Work instructions:
Exclude images, then output the remaining data verbatim.
-- START --
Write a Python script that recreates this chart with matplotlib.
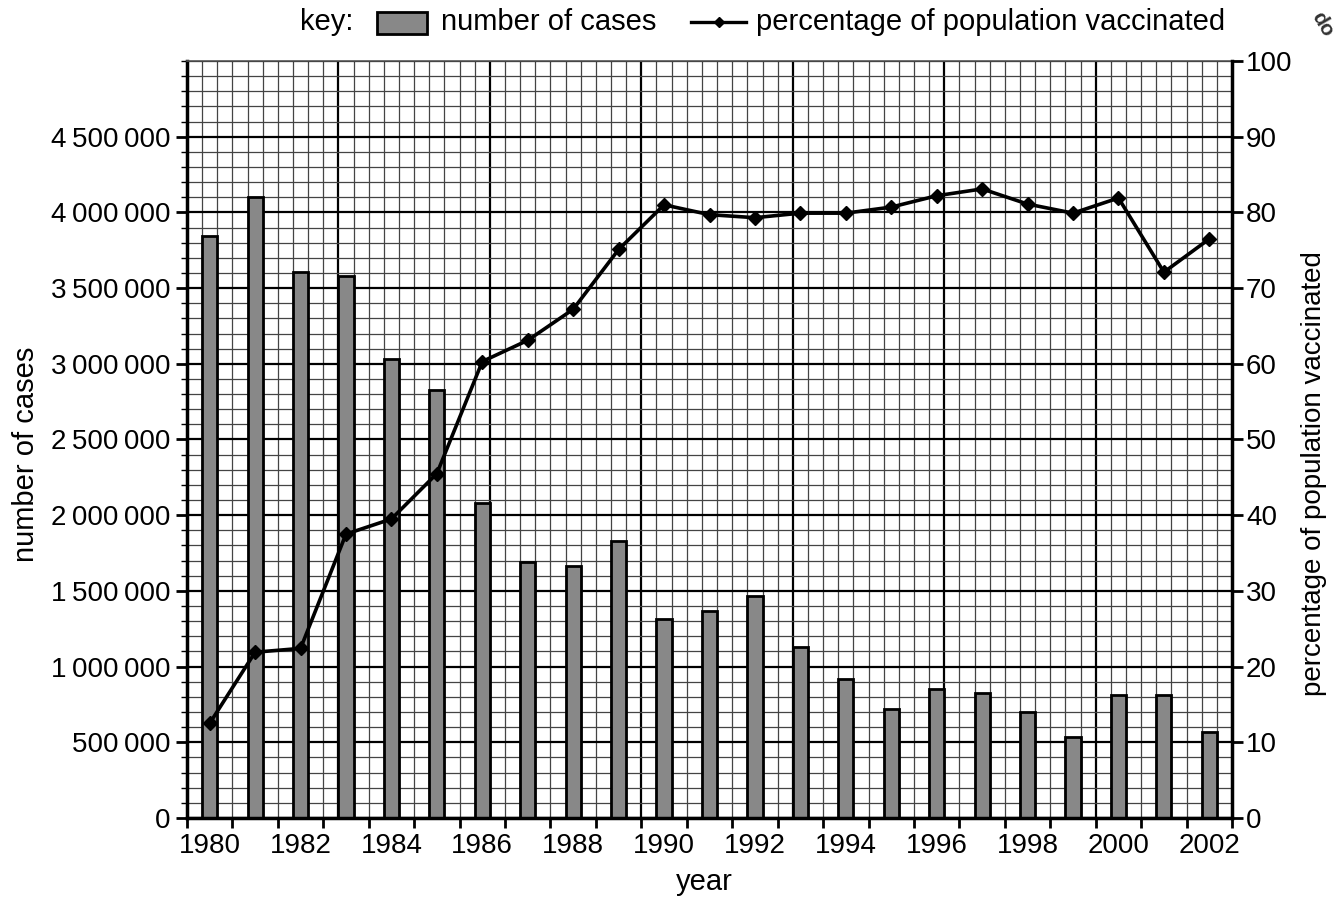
import numpy as np
import matplotlib
matplotlib.use('Agg')
import matplotlib.pyplot as plt
from matplotlib.patches import Rectangle
from matplotlib.lines import Line2D
from matplotlib.ticker import FuncFormatter

plt.rcParams['font.family'] = ['Liberation Sans', 'DejaVu Sans']
plt.rcParams['font.size'] = 20

# data
years = list(range(1980, 2003))
cases = [3845000, 4100000, 3605000, 3580000, 3030000, 2825000, 2080000,
         1690000, 1665000, 1830000, 1317000, 1366000, 1469000, 1132000,
         921000, 722000, 850000, 824000, 700000, 533000, 815000, 815000,
         570000]
vaccinated = [12.5, 21.9, 22.4, 37.5, 39.5, 45.5, 60.3, 63.1, 67.2, 75.1,
              81.0, 79.7, 79.3, 79.9, 79.9, 80.7, 82.2, 83.1, 81.1, 79.9,
              81.9, 72.1, 76.5]
year_labels = [str(y) for y in years[::2]]

n = len(years)
x = np.arange(n) + 0.5   # each year sits in its own slot

fig = plt.figure(figsize=(13.43, 8.97), dpi=100)
ax = fig.add_axes([0.1392, 0.0881, 0.9174 - 0.1392, 0.932 - 0.0881])
ax.set_xlim(0, n)
ax.set_ylim(0, 5000000)

# graph paper
minor_x = np.arange(0, 3 * n + 1) / 3
for i, gx in enumerate(minor_x):
    major = (i % 10 == 0)
    ax.axvline(gx, color='black' if major else '#444444',
               lw=1.6 if major else 0.9, zorder=0)
for j, gy in enumerate(np.arange(0, 5000001, 100000)):
    major = (j % 5 == 0)
    ax.axhline(gy, color='black' if major else '#444444',
               lw=1.6 if major else 0.9, zorder=0)

ax.bar(x, cases, width=1 / 3, color='#888888', edgecolor='black',
       linewidth=2.0, zorder=2)

# ticks
ax.set_xticks(np.arange(0, n + 1))
ax.set_xticklabels([])
ax.set_xticks(x[::2], minor=True)
ax.set_xticklabels(year_labels, minor=True)
ax.tick_params(axis='x', which='major', length=7, width=2, direction='out')
ax.tick_params(axis='x', which='minor', length=0, pad=11)

ax.set_yticks(np.arange(0, 4500001, 500000))
ax.set_yticks(np.arange(0, 5000001, 100000), minor=True)
ax.yaxis.set_major_formatter(FuncFormatter(
    lambda v, p: f'{int(v):,}'.replace(',', '\u2009')))
ax.tick_params(axis='y', which='major', length=8, width=2, pad=4)
ax.tick_params(axis='y', which='minor', length=4, width=1)

for side in ['left', 'bottom']:
    ax.spines[side].set_linewidth(2.5)
ax.spines['right'].set_visible(False)
ax.spines['top'].set_linewidth(1.2)
ax.spines['top'].set_color('#555555')

ax.set_xlabel('year', fontsize=21)
ax.xaxis.set_label_coords(0.495, -0.066)
ax.set_ylabel('number of cases', fontsize=21)
ax.yaxis.set_label_coords(-0.141, 0.48)

ax2 = ax.twinx()
ax2.set_ylim(0, 100)
ax2.plot(x, vaccinated, color='black', lw=2.6, marker='D', markersize=7.5,
         zorder=3)
ax2.set_yticks(np.arange(0, 101, 10))
ax2.tick_params(axis='y', length=8, width=2, pad=2)
ax2.spines['right'].set_linewidth(2.5)
ax2.spines['left'].set_visible(False)
ax2.spines['top'].set_visible(False)
ax2.spines['bottom'].set_visible(False)
ax2.set_ylabel('percentage of population vaccinated', fontsize=20)
ax2.yaxis.set_label_coords(1.066, 0.455)

# key across the top
ky = 1 - 22 / 897
fig.text(300 / 1343, ky, 'key:', va='center', ha='left', fontsize=21)
fig.add_artist(Rectangle((377 / 1343, 1 - 34 / 897), 50 / 1343, 22 / 897,
                         facecolor='#888888', edgecolor='black', lw=2.0,
                         transform=fig.transFigure))
fig.text(441 / 1343, ky, 'number of cases', va='center', ha='left',
         fontsize=21)
fig.add_artist(Line2D([691 / 1343, 746 / 1343], [ky, ky],
                      color='black', lw=2.4, transform=fig.transFigure))
fig.add_artist(Line2D([718.5 / 1343], [ky], color='black',
                      marker='D', markersize=5.5, transform=fig.transFigure))
fig.text(756 / 1343, ky, 'percentage of population vaccinated',
         va='center', ha='left', fontsize=21)

# corner stamp
fig.text(1322 / 1343, 1 - 24 / 897, 'do', rotation=-60, fontsize=15,
         fontweight='bold', color='#333333', ha='center', va='center')

fig.savefig('out.png', dpi=100)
-- END --
Written solution:
Write a Python script that recreates this chart with matplotlib.
import numpy as np
import matplotlib
matplotlib.use('Agg')
import matplotlib.pyplot as plt
from matplotlib.patches import Rectangle
from matplotlib.lines import Line2D
from matplotlib.ticker import FuncFormatter

plt.rcParams['font.family'] = ['Liberation Sans', 'DejaVu Sans']
plt.rcParams['font.size'] = 20

# data
years = list(range(1980, 2003))
cases = [3845000, 4100000, 3605000, 3580000, 3030000, 2825000, 2080000,
         1690000, 1665000, 1830000, 1317000, 1366000, 1469000, 1132000,
         921000, 722000, 850000, 824000, 700000, 533000, 815000, 815000,
         570000]
vaccinated = [12.5, 21.9, 22.4, 37.5, 39.5, 45.5, 60.3, 63.1, 67.2, 75.1,
              81.0, 79.7, 79.3, 79.9, 79.9, 80.7, 82.2, 83.1, 81.1, 79.9,
              81.9, 72.1, 76.5]
year_labels = [str(y) for y in years[::2]]

n = len(years)
x = np.arange(n) + 0.5   # each year sits in its own slot

fig = plt.figure(figsize=(13.43, 8.97), dpi=100)
ax = fig.add_axes([0.1392, 0.0881, 0.9174 - 0.1392, 0.932 - 0.0881])
ax.set_xlim(0, n)
ax.set_ylim(0, 5000000)

# graph paper
minor_x = np.arange(0, 3 * n + 1) / 3
for i, gx in enumerate(minor_x):
    major = (i % 10 == 0)
    ax.axvline(gx, color='black' if major else '#444444',
               lw=1.6 if major else 0.9, zorder=0)
for j, gy in enumerate(np.arange(0, 5000001, 100000)):
    major = (j % 5 == 0)
    ax.axhline(gy, color='black' if major else '#444444',
               lw=1.6 if major else 0.9, zorder=0)

ax.bar(x, cases, width=1 / 3, color='#888888', edgecolor='black',
       linewidth=2.0, zorder=2)

# ticks
ax.set_xticks(np.arange(0, n + 1))
ax.set_xticklabels([])
ax.set_xticks(x[::2], minor=True)
ax.set_xticklabels(year_labels, minor=True)
ax.tick_params(axis='x', which='major', length=7, width=2, direction='out')
ax.tick_params(axis='x', which='minor', length=0, pad=11)

ax.set_yticks(np.arange(0, 4500001, 500000))
ax.set_yticks(np.arange(0, 5000001, 100000), minor=True)
ax.yaxis.set_major_formatter(FuncFormatter(
    lambda v, p: f'{int(v):,}'.replace(',', '\u2009')))
ax.tick_params(axis='y', which='major', length=8, width=2, pad=4)
ax.tick_params(axis='y', which='minor', length=4, width=1)

for side in ['left', 'bottom']:
    ax.spines[side].set_linewidth(2.5)
ax.spines['right'].set_visible(False)
ax.spines['top'].set_linewidth(1.2)
ax.spines['top'].set_color('#555555')

ax.set_xlabel('year', fontsize=21)
ax.xaxis.set_label_coords(0.495, -0.066)
ax.set_ylabel('number of cases', fontsize=21)
ax.yaxis.set_label_coords(-0.141, 0.48)

ax2 = ax.twinx()
ax2.set_ylim(0, 100)
ax2.plot(x, vaccinated, color='black', lw=2.6, marker='D', markersize=7.5,
         zorder=3)
ax2.set_yticks(np.arange(0, 101, 10))
ax2.tick_params(axis='y', length=8, width=2, pad=2)
ax2.spines['right'].set_linewidth(2.5)
ax2.spines['left'].set_visible(False)
ax2.spines['top'].set_visible(False)
ax2.spines['bottom'].set_visible(False)
ax2.set_ylabel('percentage of population vaccinated', fontsize=20)
ax2.yaxis.set_label_coords(1.066, 0.455)

# key across the top
ky = 1 - 22 / 897
fig.text(300 / 1343, ky, 'key:', va='center', ha='left', fontsize=21)
fig.add_artist(Rectangle((377 / 1343, 1 - 34 / 897), 50 / 1343, 22 / 897,
                         facecolor='#888888', edgecolor='black', lw=2.0,
                         transform=fig.transFigure))
fig.text(441 / 1343, ky, 'number of cases', va='center', ha='left',
         fontsize=21)
fig.add_artist(Line2D([691 / 1343, 746 / 1343], [ky, ky],
                      color='black', lw=2.4, transform=fig.transFigure))
fig.add_artist(Line2D([718.5 / 1343], [ky], color='black',
                      marker='D', markersize=5.5, transform=fig.transFigure))
fig.text(756 / 1343, ky, 'percentage of population vaccinated',
         va='center', ha='left', fontsize=21)

# corner stamp
fig.text(1322 / 1343, 1 - 24 / 897, 'do', rotation=-60, fontsize=15,
         fontweight='bold', color='#333333', ha='center', va='center')

fig.savefig('out.png', dpi=100)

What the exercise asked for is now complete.